## [Data shown]
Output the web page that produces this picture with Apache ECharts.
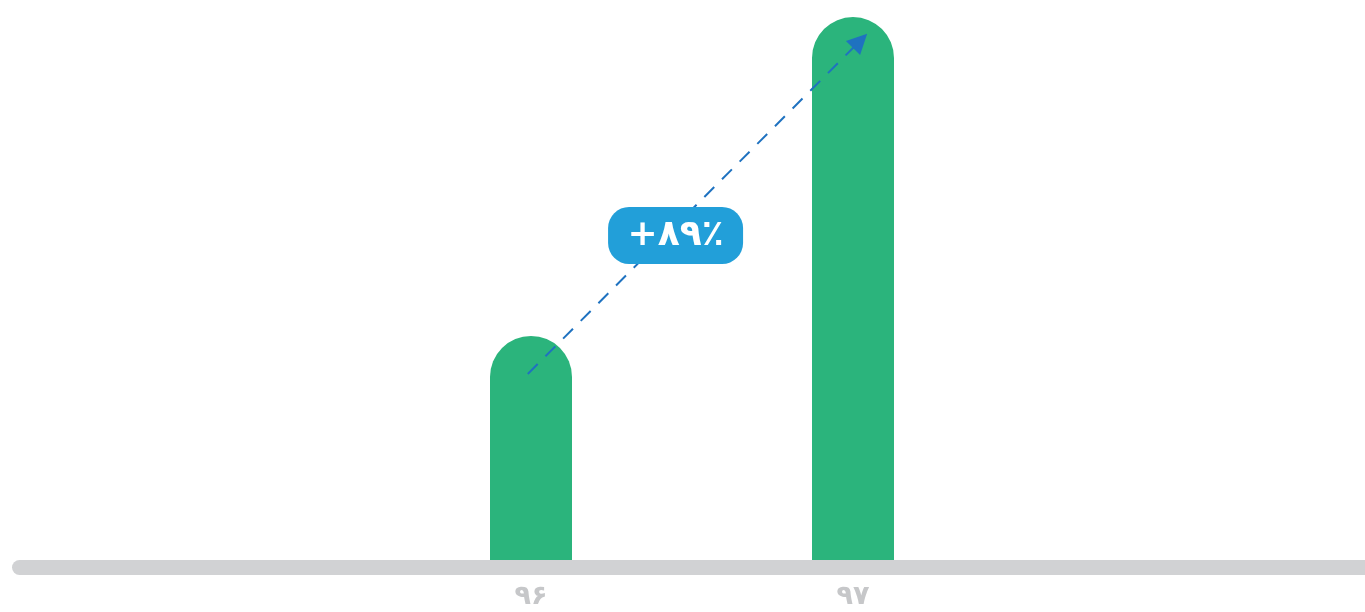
<!DOCTYPE html>
<html>
<head>
<meta charset="utf-8">
<script src="https://cdn.jsdelivr.net/npm/echarts@6/dist/echarts.min.js"></script>
<style>
  html, body { margin: 0; padding: 0; background: #fff; }
  #chart { width: 1365px; height: 612px; }
</style>
</head>
<body>
<div id="chart"></div>
<script>
// years (Persian calendar) and bar heights (0..100 scale)
var years = ['۹۶', '۹۷'];
var values = [40.8, 97];

// growth badge and arrow, in data units (x: category index, y: value)
var growthText = '+۸۹٪';
var arrowStart = [-0.01, 34.1];
var arrowEnd = [1.022, 92.8];
var badgePos = [0.449, 58.5];

var chart = echarts.init(document.getElementById('chart'));

var option = {
    backgroundColor: '#ffffff',
    animation: false,
    grid: [
        { left: 370, right: 351, top: 0, bottom: 44.5 },
        { left: 19.5, right: -20, top: 0, bottom: 44.5 }
    ],
    xAxis: [
        {
            type: 'category',
            gridIndex: 0,
            data: years,
            axisLine: { show: false },
            axisTick: { show: false },
            axisLabel: {
                margin: 16,
                color: '#c6c7c9',
                fontSize: 27,
                fontWeight: 'bold',
                fontFamily: 'DejaVu Sans'
            }
        },
        {
            type: 'value',
            gridIndex: 0,
            min: -0.5,
            max: 1.5,
            show: false
        },
        {
            type: 'value',
            gridIndex: 1,
            min: 0,
            max: 1,
            z: 5,
            axisLine: {
                show: true,
                lineStyle: { color: '#d1d2d4', width: 15, cap: 'round' }
            },
            axisTick: { show: false },
            axisLabel: { show: false },
            splitLine: { show: false }
        }
    ],
    yAxis: [
        { type: 'value', gridIndex: 0, min: 0, max: 100, show: false },
        { type: 'value', gridIndex: 1, min: 0, max: 1, show: false }
    ],
    series: [
        {
            type: 'bar',
            xAxisIndex: 0,
            yAxisIndex: 0,
            data: values,
            barWidth: 82,
            itemStyle: { color: '#2bb47c', borderRadius: [41, 41, 0, 0] }
        },
        {
            type: 'lines',
            coordinateSystem: 'cartesian2d',
            xAxisIndex: 1,
            yAxisIndex: 0,
            z: 4,
            symbol: ['none', 'triangle'],
            symbolSize: [25, 20],
            lineStyle: { color: '#1f72c0', width: 2, type: [14, 11], opacity: 1, curveness: 0 },
            data: [{ coords: [arrowStart, arrowEnd] }]
        },
        {
            type: 'scatter',
            xAxisIndex: 1,
            yAxisIndex: 0,
            z: 6,
            symbolSize: 1,
            itemStyle: { color: 'rgba(0,0,0,0)', opacity: 1 },
            emphasis: { disabled: true },
            data: [badgePos],
            label: {
                show: true,
                position: 'inside',
                formatter: growthText,
                color: '#ffffff',
                fontSize: 36,
                fontWeight: 'bold',
                fontFamily: 'DejaVu Sans',
                backgroundColor: '#229fd9',
                borderRadius: 21,
                width: 135,
                height: 57,
                lineHeight: 57,
                align: 'center',
                verticalAlign: 'middle'
            }
        }
    ]
};

chart.setOption(option);
</script>
</body>
</html>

## [Objective]
Write the full listing out again with every line unchanged, but include no pictures.

## [Complete response]
Output the web page that produces this picture with Apache ECharts.
<!DOCTYPE html>
<html>
<head>
<meta charset="utf-8">
<script src="https://cdn.jsdelivr.net/npm/echarts@6/dist/echarts.min.js"></script>
<style>
  html, body { margin: 0; padding: 0; background: #fff; }
  #chart { width: 1365px; height: 612px; }
</style>
</head>
<body>
<div id="chart"></div>
<script>
// years (Persian calendar) and bar heights (0..100 scale)
var years = ['۹۶', '۹۷'];
var values = [40.8, 97];

// growth badge and arrow, in data units (x: category index, y: value)
var growthText = '+۸۹٪';
var arrowStart = [-0.01, 34.1];
var arrowEnd = [1.022, 92.8];
var badgePos = [0.449, 58.5];

var chart = echarts.init(document.getElementById('chart'));

var option = {
    backgroundColor: '#ffffff',
    animation: false,
    grid: [
        { left: 370, right: 351, top: 0, bottom: 44.5 },
        { left: 19.5, right: -20, top: 0, bottom: 44.5 }
    ],
    xAxis: [
        {
            type: 'category',
            gridIndex: 0,
            data: years,
            axisLine: { show: false },
            axisTick: { show: false },
            axisLabel: {
                margin: 16,
                color: '#c6c7c9',
                fontSize: 27,
                fontWeight: 'bold',
                fontFamily: 'DejaVu Sans'
            }
        },
        {
            type: 'value',
            gridIndex: 0,
            min: -0.5,
            max: 1.5,
            show: false
        },
        {
            type: 'value',
            gridIndex: 1,
            min: 0,
            max: 1,
            z: 5,
            axisLine: {
                show: true,
                lineStyle: { color: '#d1d2d4', width: 15, cap: 'round' }
            },
            axisTick: { show: false },
            axisLabel: { show: false },
            splitLine: { show: false }
        }
    ],
    yAxis: [
        { type: 'value', gridIndex: 0, min: 0, max: 100, show: false },
        { type: 'value', gridIndex: 1, min: 0, max: 1, show: false }
    ],
    series: [
        {
            type: 'bar',
            xAxisIndex: 0,
            yAxisIndex: 0,
            data: values,
            barWidth: 82,
            itemStyle: { color: '#2bb47c', borderRadius: [41, 41, 0, 0] }
        },
        {
            type: 'lines',
            coordinateSystem: 'cartesian2d',
            xAxisIndex: 1,
            yAxisIndex: 0,
            z: 4,
            symbol: ['none', 'triangle'],
            symbolSize: [25, 20],
            lineStyle: { color: '#1f72c0', width: 2, type: [14, 11], opacity: 1, curveness: 0 },
            data: [{ coords: [arrowStart, arrowEnd] }]
        },
        {
            type: 'scatter',
            xAxisIndex: 1,
            yAxisIndex: 0,
            z: 6,
            symbolSize: 1,
            itemStyle: { color: 'rgba(0,0,0,0)', opacity: 1 },
            emphasis: { disabled: true },
            data: [badgePos],
            label: {
                show: true,
                position: 'inside',
                formatter: growthText,
                color: '#ffffff',
                fontSize: 36,
                fontWeight: 'bold',
                fontFamily: 'DejaVu Sans',
                backgroundColor: '#229fd9',
                borderRadius: 21,
                width: 135,
                height: 57,
                lineHeight: 57,
                align: 'center',
                verticalAlign: 'middle'
            }
        }
    ]
};

chart.setOption(option);
</script>
</body>
</html>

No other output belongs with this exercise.